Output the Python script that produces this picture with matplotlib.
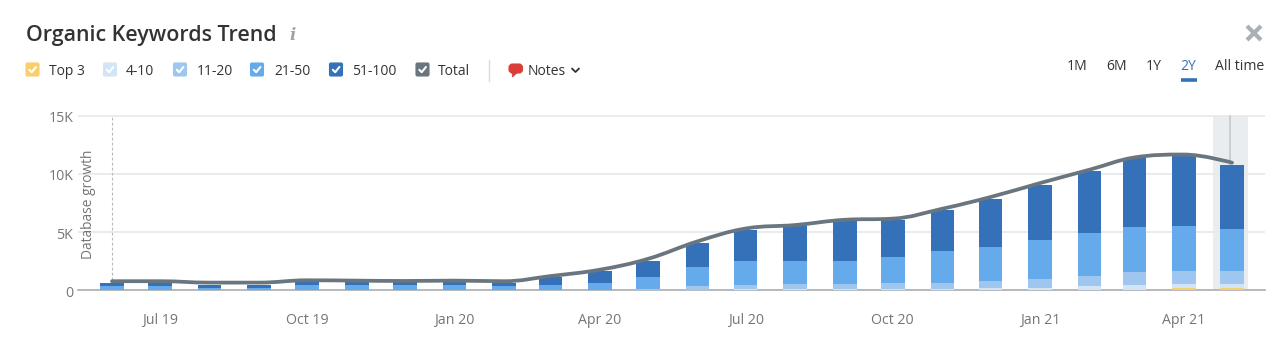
import datetime as dt
import matplotlib
matplotlib.use("Agg")
import matplotlib.pyplot as plt
import matplotlib.dates as mdates
from matplotlib.patches import FancyBboxPatch, PathPatch, Polygon
from matplotlib.path import Path
from matplotlib.transforms import ScaledTranslation
import numpy as np

# ---------- data ----------
months = ["2019-06", "2019-07", "2019-08", "2019-09", "2019-10", "2019-11", "2019-12", "2020-01",
          "2020-02", "2020-03", "2020-04", "2020-05", "2020-06", "2020-07", "2020-08", "2020-09",
          "2020-10", "2020-11", "2020-12", "2021-01", "2021-02", "2021-03", "2021-04", "2021-05"]
top3 = [0, 0, 0, 0, 0, 0, 0, 0, 0, 0, 0, 0, 0, 0, 0, 0, 0, 0, 0, 0, 0, 0, 170, 170]
pos_4_10 = [5, 5, 5, 5, 5, 5, 5, 5, 5, 10, 15, 30, 60, 80, 90, 100, 140, 140, 200, 230, 340, 460, 370, 370]
pos_11_20 = [15, 15, 10, 10, 15, 15, 15, 15, 15, 20, 40, 85, 280, 350, 425, 415, 490, 490, 600, 740, 860, 1080, 1090, 1090]
pos_21_50 = [320, 320, 215, 215, 415, 415, 415, 415, 330, 410, 590, 1000, 1690, 2115, 2030, 2030, 2230, 2745, 2950, 3380, 3750, 3920, 3920, 3600]
pos_51_100 = [290, 290, 200, 200, 320, 290, 290, 290, 290, 685, 1000, 1430, 2000, 2635, 3035, 3405, 3146, 3489, 4115, 4690, 5320, 5890, 5950, 5520]
total = [780, 780, 660, 660, 860, 830, 800, 830, 780, 1220, 1770, 2700, 4200, 5300, 5600, 6050, 6150, 7000, 8000, 9200, 10350, 11400, 11650, 10950]
y_ticks = [0, 5000, 10000, 15000]
y_tick_labels = ["0", "5K", "10K", "15K"]
x_tick_months = ["2019-07", "2019-10", "2020-01", "2020-04", "2020-07", "2020-10", "2021-01", "2021-04"]
x_tick_labels = ["Jul 19", "Oct 19", "Jan 20", "Apr 20", "Jul 20", "Oct 20", "Jan 21", "Apr 21"]
legend_names = ["Top 3", "4-10", "11-20", "21-50", "51-100", "Total"]
ranges = ["1M", "6M", "1Y", "2Y", "All time"]

# ---------- style ----------
FONT = "Open Sans"
plt.rcParams["font.family"] = [FONT, "DejaVu Sans"]
C_TOP3, C_4, C_11, C_21, C_51, C_TOTAL = "#f8cf6a", "#d2e5f6", "#9ec6ee", "#65abeb", "#3471b9", "#69757f"
legend_colors = [C_TOP3, C_4, C_11, C_21, C_51, C_TOTAL]
TXT = "#333333"
TICK = "#757575"

W, H = 1280, 353
fig = plt.figure(figsize=(W / 100, H / 100), dpi=100, facecolor="white")


def todate(m):
    return mdates.date2num(dt.date(int(m[:4]), int(m[5:]), 15))


x = np.array([todate(m) for m in months])
PX_PER_DAY = 1.6
Y_MAX = 15200
AX_L, AX_R, AX_B = 78, 1265, 290.3
AX_T = AX_B - 174.8 * Y_MAX / 15000
ax = fig.add_axes([AX_L / W, 1 - AX_B / H, (AX_R - AX_L) / W, (AX_B - AX_T) / H])
ax.set_xlim(x[0] + (AX_L - 112) / PX_PER_DAY, x[0] + (AX_R - 112) / PX_PER_DAY)
ax.set_ylim(0, Y_MAX)
ax.patch.set_alpha(0)
for s in ("top", "right", "left"):
    ax.spines[s].set_visible(False)
ax.spines["bottom"].set_color("#a9afb5")
ax.spines["bottom"].set_linewidth(1.2)
ax.spines["bottom"].set_zorder(1.5)
ax.set_axisbelow(True)
ax.grid(axis="y", color="#e8e9ea", lw=1.3)
ax.xaxis_date()
ax.set_yticks(y_ticks, y_tick_labels)
ax.set_xticks([todate(m) for m in x_tick_months], x_tick_labels)
ax.tick_params(axis="both", length=0, labelsize=10.2, labelcolor=TICK)
ax.tick_params(axis="x", pad=16.2)
ax.tick_params(axis="y", pad=3.5)
shift = ScaledTranslation(0, -1.0 / 100, fig.dpi_scale_trans)
for lab in ax.get_yticklabels():
    lab.set_transform(lab.get_transform() + shift)

# hover band and marker
ax.axvspan(x[-1] - 11.7, x[-1] + 10.2, ymax=15000 / Y_MAX, color="#e9edef", lw=0, zorder=0.5)
ax.axvline(x[-1] - 1.2, ymax=15000 / Y_MAX, color="#c3c7ca", lw=1.1, zorder=0.6)
# database growth marker
ax.axvline(x[0], ymax=15000 / Y_MAX, color="#b5b9bd", lw=0.8, ls=(0, (2.5, 2)), zorder=0.6)
ax.text(x[0] - 14.6, 7420, "Database growth", rotation=90, ha="center", va="center",
        fontsize=9.9, color=TICK)

# stacked bars
bottom = np.zeros(len(x))
for vals, col in [(top3, C_TOP3), (pos_4_10, C_4), (pos_11_20, C_11), (pos_21_50, C_21), (pos_51_100, C_51)]:
    ax.bar(x, vals, width=14.7, bottom=bottom, color=col, lw=0, zorder=2)
    bottom += np.array(vals, dtype=float)

# smooth total line: Bezier segments whose nodes are the data points
xs, ys = x, np.array(total, dtype=float)
K = 1.5
verts = [(xs[0], ys[0])]
codes = [Path.MOVETO]
right_ctrl = (xs[0], ys[0])
for i in range(1, len(xs)):
    if i < len(xs) - 1:
        lx = (K * xs[i] + xs[i - 1]) / (K + 1)
        ly = (K * ys[i] + ys[i - 1]) / (K + 1)
        rx = (K * xs[i] + xs[i + 1]) / (K + 1)
        ry = (K * ys[i] + ys[i + 1]) / (K + 1)
        if rx != lx:
            corr = (ry - ly) * (rx - xs[i]) / (rx - lx) + ys[i] - ry
            ly += corr
            ry += corr
        if ly > max(ys[i - 1], ys[i]):
            ly = max(ys[i - 1], ys[i]); ry = 2 * ys[i] - ly
        elif ly < min(ys[i - 1], ys[i]):
            ly = min(ys[i - 1], ys[i]); ry = 2 * ys[i] - ly
        if ry > max(ys[i + 1], ys[i]):
            ry = max(ys[i + 1], ys[i]); ly = 2 * ys[i] - ry
        elif ry < min(ys[i + 1], ys[i]):
            ry = min(ys[i + 1], ys[i]); ly = 2 * ys[i] - ry
    else:
        lx, ly, rx, ry = xs[i], ys[i], xs[i], ys[i]
    verts += [right_ctrl, (lx, ly), (xs[i], ys[i])]
    codes += [Path.CURVE4, Path.CURVE4, Path.CURVE4]
    right_ctrl = (rx, ry)
ax.add_patch(PathPatch(Path(verts, codes), fill=False, edgecolor=C_TOTAL, lw=2.7, zorder=3,
                       capstyle="round", joinstyle="round"))

# ---------- page furniture in pixel coordinates ----------
ui = fig.add_axes([0, 0, 1, 1], zorder=5)
ui.set_xlim(0, W)
ui.set_ylim(H, 0)
ui.axis("off")
ui.patch.set_alpha(0)

ui.text(26, 35.3, "Organic Keywords Trend", fontsize=15.4, fontweight="semibold", color=TXT, va="center", ha="left")
ui.text(292.5, 35, "i", fontsize=12, style="italic", fontweight="bold", family="DejaVu Serif",
        color="#a0a4a8", va="center", ha="center")

box_x = [25.5, 103, 173, 250, 329, 415.5]
text_x = [49, 126, 197, 274, 352, 438]
for bx, tx, name, col in zip(box_x, text_x, legend_names, legend_colors):
    ui.add_patch(FancyBboxPatch((bx + 0.5, 63), 13, 13, boxstyle="round,pad=0,rounding_size=1.5",
                                mutation_aspect=1, fc=col, ec=col, lw=0.8))
    ui.plot([bx + 3.8, bx + 6.2, bx + 10.4], [69.8, 72.2, 67], color="white", lw=1.5,
            solid_capstyle="round", solid_joinstyle="round")
    ui.text(tx, 71.3, name, fontsize=10, color=TXT, va="center", ha="left")

ui.plot([489, 489], [60, 81], color="#d9dbdd", lw=1)
# notes bubble
ui.add_patch(FancyBboxPatch((509.5, 64.5), 12.5, 8, boxstyle="round,pad=0,rounding_size=3",
                            fc="#d93f38", ec="#d93f38", lw=1.5))
ui.add_patch(Polygon([(512, 72), (518, 72), (512.5, 77)], closed=True, fc="#d93f38", ec="#d93f38", lw=0.5))
ui.text(528, 71.3, "Notes", fontsize=10, color=TXT, va="center", ha="left")
ui.plot([572, 575.5, 579], [68.5, 72, 68.5], color=TXT, lw=1.3, solid_capstyle="round")

range_x = [1077.5, 1116.5, 1154, 1188.5, 1239.5]
for rx, name in zip(range_x, ranges):
    ui.text(rx, 66.6, name, fontsize=10.1, color="#3471b9" if name == "2Y" else TXT, va="center", ha="center")
ui.plot([1181, 1197], [80, 80], color="#3471b9", lw=2.6, solid_capstyle="butt")
ui.plot([1247, 1261], [26, 40], color="#a9b0b6", lw=3, solid_capstyle="butt")
ui.plot([1247, 1261], [40, 26], color="#a9b0b6", lw=3, solid_capstyle="butt")

fig.savefig("out.png", dpi=100, facecolor="white")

..........

Required work
Leave out the pictures and repeat the lines from the start of the material through the line with "import numpy as np", inclusive.

The answer
Output the Python script that produces this picture with matplotlib.
import datetime as dt
import matplotlib
matplotlib.use("Agg")
import matplotlib.pyplot as plt
import matplotlib.dates as mdates
from matplotlib.patches import FancyBboxPatch, PathPatch, Polygon
from matplotlib.path import Path
from matplotlib.transforms import ScaledTranslation
import numpy as np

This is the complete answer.